◆ **Goal**
Word for word, transcribe the lines below and drop the pictures.
## Start
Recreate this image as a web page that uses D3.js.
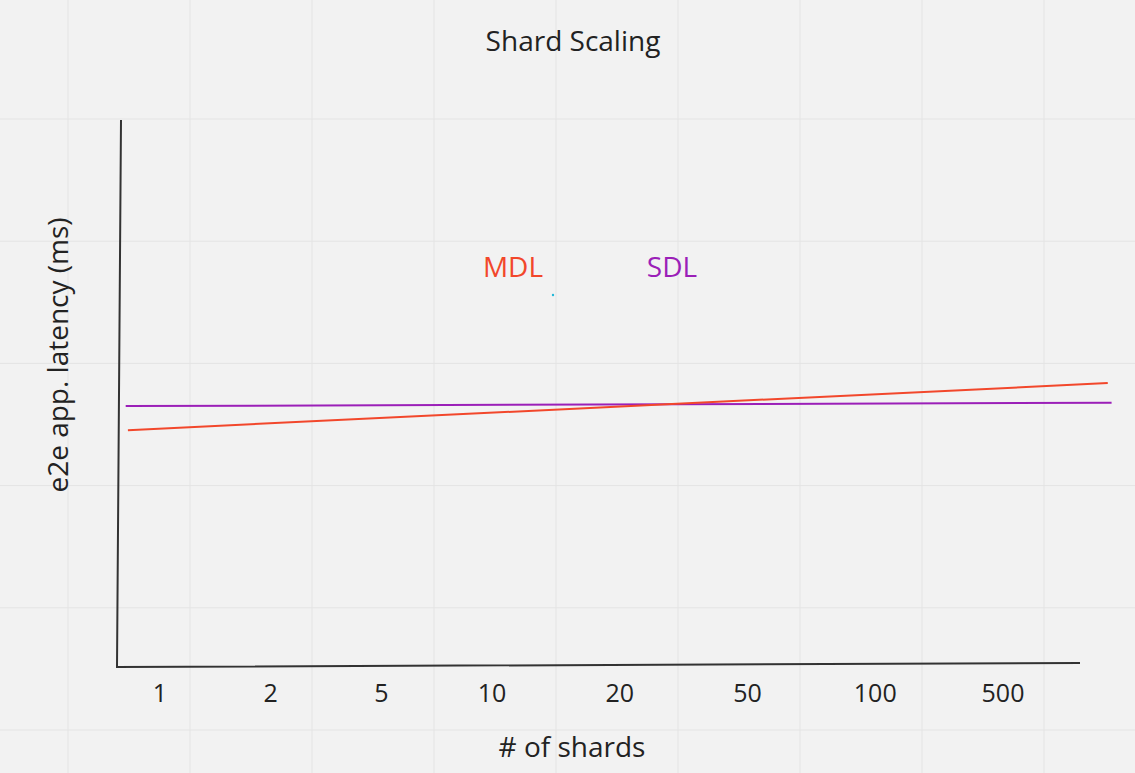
<!DOCTYPE html>
<html><head><meta charset="utf-8">
<script src="https://cdn.jsdelivr.net/npm/d3@7"></script>
<style>body{margin:0;background:#f2f2f2;} text{font-family:"Open Sans",sans-serif;fill:#222;}</style>
</head><body><div id="viz"></div>
<script>
// shards on x (category index), latency on y (arbitrary units 0..100)
var shardLabels = ["1","2","5","10","20","50","100","500"];
var sdlX = [-0.31, 7.85];
var mdlX = [-0.29, 7.82];
var mdl = [43.3, 51.9];
var sdl = [47.7, 48.3];

var W = 1135, H = 773;
var svg = d3.select("#viz").append("svg").attr("width", W).attr("height", H);
svg.append("rect").attr("width", W).attr("height", H).attr("fill", "#f2f2f2");

// background grid
var g = svg.append("g");
d3.range(9).forEach(function(i){
  g.append("line").attr("x1", 68 + i*122).attr("x2", 68 + i*122).attr("y1", 0).attr("y2", H)
   .attr("stroke", "#e4e4e4").attr("stroke-width", 1);
});
d3.range(6).forEach(function(i){
  g.append("line").attr("y1", 119 + i*122.2).attr("y2", 119 + i*122.2).attr("x1", 0).attr("x2", W)
   .attr("stroke", "#e4e4e4").attr("stroke-width", 1);
});

// ticks are not evenly spaced in the sketch: piecewise scale
var x = d3.scaleLinear().domain([0, 3, 7]).range([160, 492, 1003]);
var y = d3.scaleLinear().domain([0, 100]).range([667, 120]);

// hand-drawn axes
svg.append("path").attr("d", "M121,120 L117,667 L1080,663")
  .attr("fill", "none").attr("stroke", "#333").attr("stroke-width", 2);

svg.selectAll("text.tick").data(shardLabels).enter().append("text")
  .attr("class", "tick").attr("x", function(d, i){ return x(i); }).attr("y", 702)
  .attr("text-anchor", "middle").attr("font-size", 25).text(function(d){ return d; });

function line(xs, ys){
  return d3.line().x(function(d, i){ return x(xs[i]); }).y(function(d){ return y(d); })(ys);
}
svg.append("path").attr("d", line(sdlX, sdl)).attr("fill", "none").attr("stroke", "#9b1fb8").attr("stroke-width", 2);
svg.append("path").attr("d", line(mdlX, mdl)).attr("fill", "none").attr("stroke", "#f2472b").attr("stroke-width", 2);

svg.append("text").attr("x", 513).attr("y", 277).attr("text-anchor", "middle").attr("font-size", 28)
  .style("fill", "#f2472b").text("MDL");
svg.append("text").attr("x", 672).attr("y", 277).attr("text-anchor", "middle").attr("font-size", 28)
  .style("fill", "#9b1fb8").text("SDL");
svg.append("circle").attr("cx", 553).attr("cy", 295).attr("r", 1.2).attr("fill", "#22b8d8");

svg.append("text").attr("x", 573).attr("y", 51).attr("text-anchor", "middle").attr("font-size", 28).text("Shard Scaling");
svg.append("text").attr("x", 572).attr("y", 757).attr("text-anchor", "middle").attr("font-size", 28).text("# of shards");
svg.append("text").attr("transform", "translate(68,355) rotate(-90)").attr("text-anchor", "middle")
  .attr("font-size", 28).text("e2e app. latency (ms)");
</script></body></html>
## End
◆ **Response to this task**
Recreate this image as a web page that uses D3.js.
<!DOCTYPE html>
<html><head><meta charset="utf-8">
<script src="https://cdn.jsdelivr.net/npm/d3@7"></script>
<style>body{margin:0;background:#f2f2f2;} text{font-family:"Open Sans",sans-serif;fill:#222;}</style>
</head><body><div id="viz"></div>
<script>
// shards on x (category index), latency on y (arbitrary units 0..100)
var shardLabels = ["1","2","5","10","20","50","100","500"];
var sdlX = [-0.31, 7.85];
var mdlX = [-0.29, 7.82];
var mdl = [43.3, 51.9];
var sdl = [47.7, 48.3];

var W = 1135, H = 773;
var svg = d3.select("#viz").append("svg").attr("width", W).attr("height", H);
svg.append("rect").attr("width", W).attr("height", H).attr("fill", "#f2f2f2");

// background grid
var g = svg.append("g");
d3.range(9).forEach(function(i){
  g.append("line").attr("x1", 68 + i*122).attr("x2", 68 + i*122).attr("y1", 0).attr("y2", H)
   .attr("stroke", "#e4e4e4").attr("stroke-width", 1);
});
d3.range(6).forEach(function(i){
  g.append("line").attr("y1", 119 + i*122.2).attr("y2", 119 + i*122.2).attr("x1", 0).attr("x2", W)
   .attr("stroke", "#e4e4e4").attr("stroke-width", 1);
});

// ticks are not evenly spaced in the sketch: piecewise scale
var x = d3.scaleLinear().domain([0, 3, 7]).range([160, 492, 1003]);
var y = d3.scaleLinear().domain([0, 100]).range([667, 120]);

// hand-drawn axes
svg.append("path").attr("d", "M121,120 L117,667 L1080,663")
  .attr("fill", "none").attr("stroke", "#333").attr("stroke-width", 2);

svg.selectAll("text.tick").data(shardLabels).enter().append("text")
  .attr("class", "tick").attr("x", function(d, i){ return x(i); }).attr("y", 702)
  .attr("text-anchor", "middle").attr("font-size", 25).text(function(d){ return d; });

function line(xs, ys){
  return d3.line().x(function(d, i){ return x(xs[i]); }).y(function(d){ return y(d); })(ys);
}
svg.append("path").attr("d", line(sdlX, sdl)).attr("fill", "none").attr("stroke", "#9b1fb8").attr("stroke-width", 2);
svg.append("path").attr("d", line(mdlX, mdl)).attr("fill", "none").attr("stroke", "#f2472b").attr("stroke-width", 2);

svg.append("text").attr("x", 513).attr("y", 277).attr("text-anchor", "middle").attr("font-size", 28)
  .style("fill", "#f2472b").text("MDL");
svg.append("text").attr("x", 672).attr("y", 277).attr("text-anchor", "middle").attr("font-size", 28)
  .style("fill", "#9b1fb8").text("SDL");
svg.append("circle").attr("cx", 553).attr("cy", 295).attr("r", 1.2).attr("fill", "#22b8d8");

svg.append("text").attr("x", 573).attr("y", 51).attr("text-anchor", "middle").attr("font-size", 28).text("Shard Scaling");
svg.append("text").attr("x", 572).attr("y", 757).attr("text-anchor", "middle").attr("font-size", 28).text("# of shards");
svg.append("text").attr("transform", "translate(68,355) rotate(-90)").attr("text-anchor", "middle")
  .attr("font-size", 28).text("e2e app. latency (ms)");
</script></body></html>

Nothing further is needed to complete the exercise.